What you can do then is register a function with Drupal that will get called just about when Drupal is finished with the request. It's actually very simple. You just call drupal_register_shutdown_function() with the name of the function you want to be called. Additionally, you can pass as further arguments whatever it is in your context you want passed to it. It's kinda like subscribing a function to an event.

So now when the request is finishing, we know the node_save() database transaction has completed and we can rely on the data from the database. Using path_load() now will guarantee that the latest path for that node is being loaded.

Hope this helps.



Nice article.

In case it can help, the Hook Post Action module follows that exact method to expose several hooks that allow you to act after an entity has been inserted / updated / deleted.

There is already a module for that :)

:) Yes there is, but sometimes you may not need the entire thing just for one small use case. And knowing the power of drupal_register_shutdown_function() can be very helpful in other contexts as well :)

have any example drupal_register_shutdown_function ()


Thanks for sharing!

There is a hook to alter the alias before it is saved: hook_pathauto_alias_alter().

Thanks Danny for informative article. I usually use module for this...However, your guide also is very helpful.
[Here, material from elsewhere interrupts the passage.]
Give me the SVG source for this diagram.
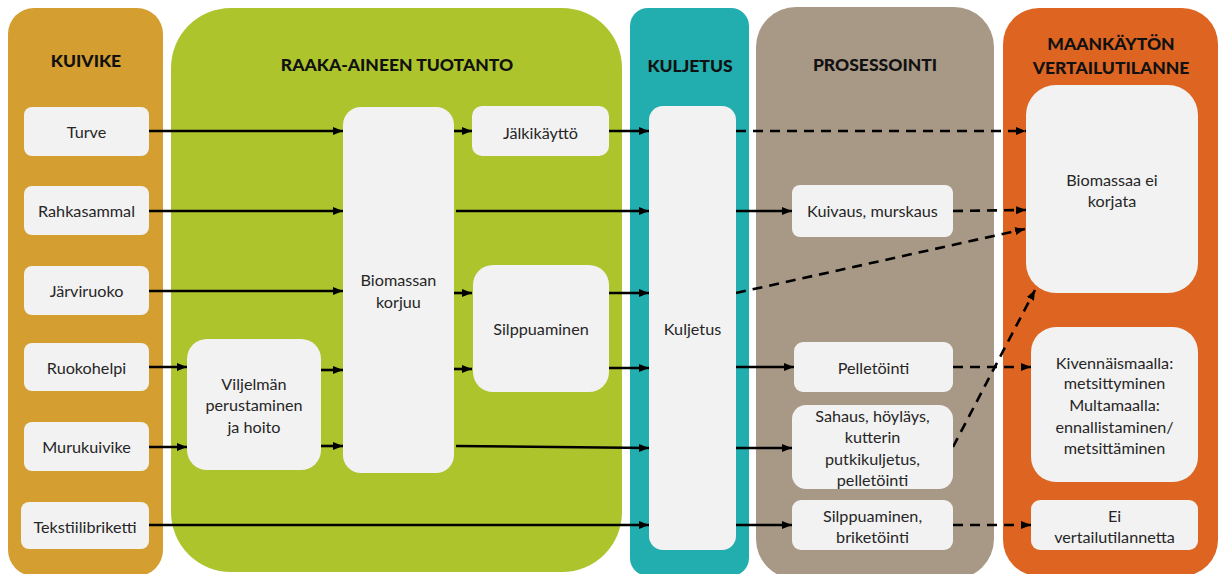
<svg xmlns="http://www.w3.org/2000/svg" width="1219" height="574" viewBox="0 0 1219 574">
<style>
.panel{stroke:none}
.box{fill:#F2F2F2;stroke:none}
.t{font-family:Lato,"Liberation Sans",sans-serif;font-size:16.2px;fill:#262626;text-anchor:middle}
.h{font-family:Lato,"Liberation Sans",sans-serif;font-size:17.5px;font-weight:900;fill:#111;text-anchor:middle}
.a{stroke:#000;stroke-width:2.6;fill:none;marker-end:url(#ah)}
.d{stroke:#000;stroke-width:2.6;fill:none;stroke-dasharray:10 7;marker-end:url(#ah)}
</style>
<defs>
<marker id="ah" markerUnits="userSpaceOnUse" markerWidth="10" markerHeight="10" viewBox="0 0 10 10" refX="10" refY="5" orient="auto">
<path d="M0,1 L10,5 L0,9 Z" fill="#000"/>
</marker>
</defs>
<rect width="1219" height="574" fill="#fff"/>
<g id="panels">
<rect id="p-kuivike" class="panel" x="8" y="8" width="155" height="568" rx="26" fill="#D49E30"/>
<rect id="p-raaka" class="panel" x="171" y="8" width="451" height="564" rx="60" fill="#ADC42D"/>
<rect id="p-kuljetus" class="panel" x="630" y="8" width="119" height="568" rx="18" fill="#22ADAE"/>
<rect id="p-prosessointi" class="panel" x="756" y="7" width="238" height="572" rx="40" fill="#A89886"/>
<rect id="p-maankaytto" class="panel" x="1003" y="8" width="215" height="568" rx="36" fill="#DD6521"/>
<text class="h" x="86" y="67">KUIVIKE</text>
<text class="h" x="397" y="71">RAAKA-AINEEN TUOTANTO</text>
<text class="h" x="690" y="72">KULJETUS</text>
<text class="h" x="875" y="71">PROSESSOINTI</text>
<text class="h" x="1111" y="50">MAANKÄYTÖN</text>
<text class="h" x="1111" y="74">VERTAILUTILANNE</text>
</g>
<g id="connectors">
<line class="a" x1="149" y1="131" x2="343" y2="131"/>
<line class="a" x1="149" y1="211" x2="343" y2="211"/>
<line class="a" x1="149" y1="291" x2="343" y2="291"/>
<line class="a" x1="149" y1="367" x2="187" y2="367"/>
<line class="a" x1="149" y1="447" x2="187" y2="447"/>
<line class="a" x1="321" y1="370" x2="343" y2="370"/>
<line class="a" x1="321" y1="446" x2="343" y2="446"/>
<line class="a" x1="454" y1="131" x2="472" y2="131"/>
<line class="a" x1="454" y1="293" x2="472" y2="293"/>
<line class="a" x1="454" y1="369" x2="472" y2="369"/>
<line class="a" x1="609" y1="131" x2="649" y2="131"/>
<line class="a" x1="456" y1="211" x2="649" y2="211"/>
<line class="a" x1="609" y1="293" x2="649" y2="293"/>
<line class="a" x1="609" y1="368" x2="649" y2="368"/>
<line class="a" x1="456" y1="446" x2="649" y2="448"/>
<line class="a" x1="149" y1="525" x2="649" y2="525"/>
<line class="a" x1="736" y1="211" x2="792" y2="211"/>
<line class="a" x1="736" y1="367" x2="794" y2="367"/>
<line class="a" x1="736" y1="448" x2="792" y2="448"/>
<line class="a" x1="736" y1="525" x2="792" y2="525"/>
<line class="d" x1="736" y1="131" x2="1026" y2="131"/>
<line class="d" x1="953" y1="211" x2="1026" y2="210"/>
<line class="d" x1="736" y1="293" x2="1025" y2="229"/>
<line class="d" x1="953" y1="367" x2="1031" y2="367"/>
<line class="d" x1="953" y1="447" x2="1035" y2="290"/>
<line class="d" x1="953" y1="525" x2="1031" y2="525"/>
</g>
<g id="n-turve"><rect class="box" x="24" y="107" width="125" height="49" rx="8"/><text class="t" x="86.5" y="137.5">Turve</text></g>
<g id="n-rahkasammal"><rect class="box" x="24" y="186" width="125" height="49" rx="8"/><text class="t" x="86.5" y="216.5">Rahkasammal</text></g>
<g id="n-jarviruoko"><rect class="box" x="24" y="266" width="125" height="49" rx="8"/><text class="t" x="86.5" y="296.5">Järviruoko</text></g>
<g id="n-ruokohelpi"><rect class="box" x="24" y="343" width="125" height="48" rx="8"/><text class="t" x="86.5" y="373.5">Ruokohelpi</text></g>
<g id="n-murukuivike"><rect class="box" x="24" y="422" width="125" height="49" rx="8"/><text class="t" x="86.5" y="452.5">Murukuivike</text></g>
<g id="n-tekstiilibriketti"><rect class="box" x="21" y="502" width="128" height="47" rx="8"/><text class="t" x="85" y="532.5">Tekstiilibriketti</text></g>
<g id="n-viljelma"><rect class="box" x="187" y="339" width="134" height="131" rx="20"/><text class="t" x="254" y="389.5">Viljelmän</text><text class="t" x="254" y="410.5">perustaminen</text><text class="t" x="254" y="432.5">ja hoito</text></g>
<g id="n-biomassan"><rect class="box" x="343" y="107" width="111" height="366" rx="18"/><text class="t" x="398.5" y="285.5">Biomassan</text><text class="t" x="398.5" y="307.5">korjuu</text></g>
<g id="n-jalkikaytto"><rect class="box" x="472" y="106" width="137" height="50" rx="10"/><text class="t" x="540.5" y="138.5">Jälkikäyttö</text></g>
<g id="n-silppuaminen"><rect class="box" x="473" y="265" width="136" height="127" rx="20"/><text class="t" x="541" y="334.5">Silppuaminen</text></g>
<g id="n-kuljetus"><rect class="box" x="649" y="106" width="87" height="444" rx="14"/><text class="t" x="692.5" y="334.5">Kuljetus</text></g>
<g id="n-kuivaus"><rect class="box" x="792" y="185" width="161" height="52" rx="8"/><text class="t" x="872.5" y="216.5">Kuivaus, murskaus</text></g>
<g id="n-pelletointi"><rect class="box" x="794" y="342" width="159" height="50" rx="9"/><text class="t" x="873.5" y="373.5">Pelletöinti</text></g>
<g id="n-sahaus"><rect class="box" x="792" y="405" width="161" height="84" rx="14"/><text class="t" x="872.5" y="421.5">Sahaus, höyläys,</text><text class="t" x="872.5" y="442.5">kutterin</text><text class="t" x="872.5" y="464.5">putkikuljetus,</text><text class="t" x="872.5" y="485.5">pelletöinti</text></g>
<g id="n-briketointi"><rect class="box" x="792" y="500" width="161" height="50" rx="9"/><text class="t" x="872.5" y="521.5">Silppuaminen,</text><text class="t" x="872.5" y="542.5">briketöinti</text></g>
<g id="n-biomassaa"><rect class="box" x="1026" y="85" width="172" height="208" rx="30"/><text class="t" x="1112" y="185.5">Biomassaa ei</text><text class="t" x="1112" y="206.5">korjata</text></g>
<g id="n-kivennais"><rect class="box" x="1031" y="327" width="167" height="155" rx="25"/><text class="t" x="1114.5" y="368.5">Kivennäismaalla:</text><text class="t" x="1114.5" y="388.5">metsittyminen</text><text class="t" x="1114.5" y="410.5">Multamaalla:</text><text class="t" x="1114.5" y="432.5">ennallistaminen/</text><text class="t" x="1114.5" y="453.5">metsittäminen</text></g>
<g id="n-eivertailu"><rect class="box" x="1031" y="500" width="167" height="50" rx="9"/><text class="t" x="1114.5" y="521.5">Ei</text><text class="t" x="1114.5" y="542.5">vertailutilannetta</text></g>
</svg>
Note that you will not be able to dsm() or var_dump() inside a drupal_register_shutdown_function callback function.
You may use your favorite IDE debugger (solution which I've not tested), or like me you can use an output file :

 * Implements hook_node_update().
function my_module_node_update($node) {
  if($node->type == 'my_type'){
    drupal_register_shutdown_function('_test_post_insert', $node);

function _test_post_insert($node) {
  // debug the output
  file_put_contents('/temp/drupal-debug.txt', print_r($node, true));

Wouldn't dd() function work in this case as well?

Thank you Danny, you saved my day!
I need this solution for a client site with very complex forms using paragraphs and field_collection modules. To gain overall delivery performance i decided to prerender the 'body' part of the node content as drupal render items and store them serialized into a custom module table. Because some of the nodes are a sort of aggregation pages which show teasers of other nodes and therefore they need to be updated as well when an editor updates a teaser node.
The drupal_register_shutdown_function makes this implementation easy, clean and handy.
Thanx for that.

btw: referring to debugging opportunities inside the shutdown callback you can write as well to watchdog.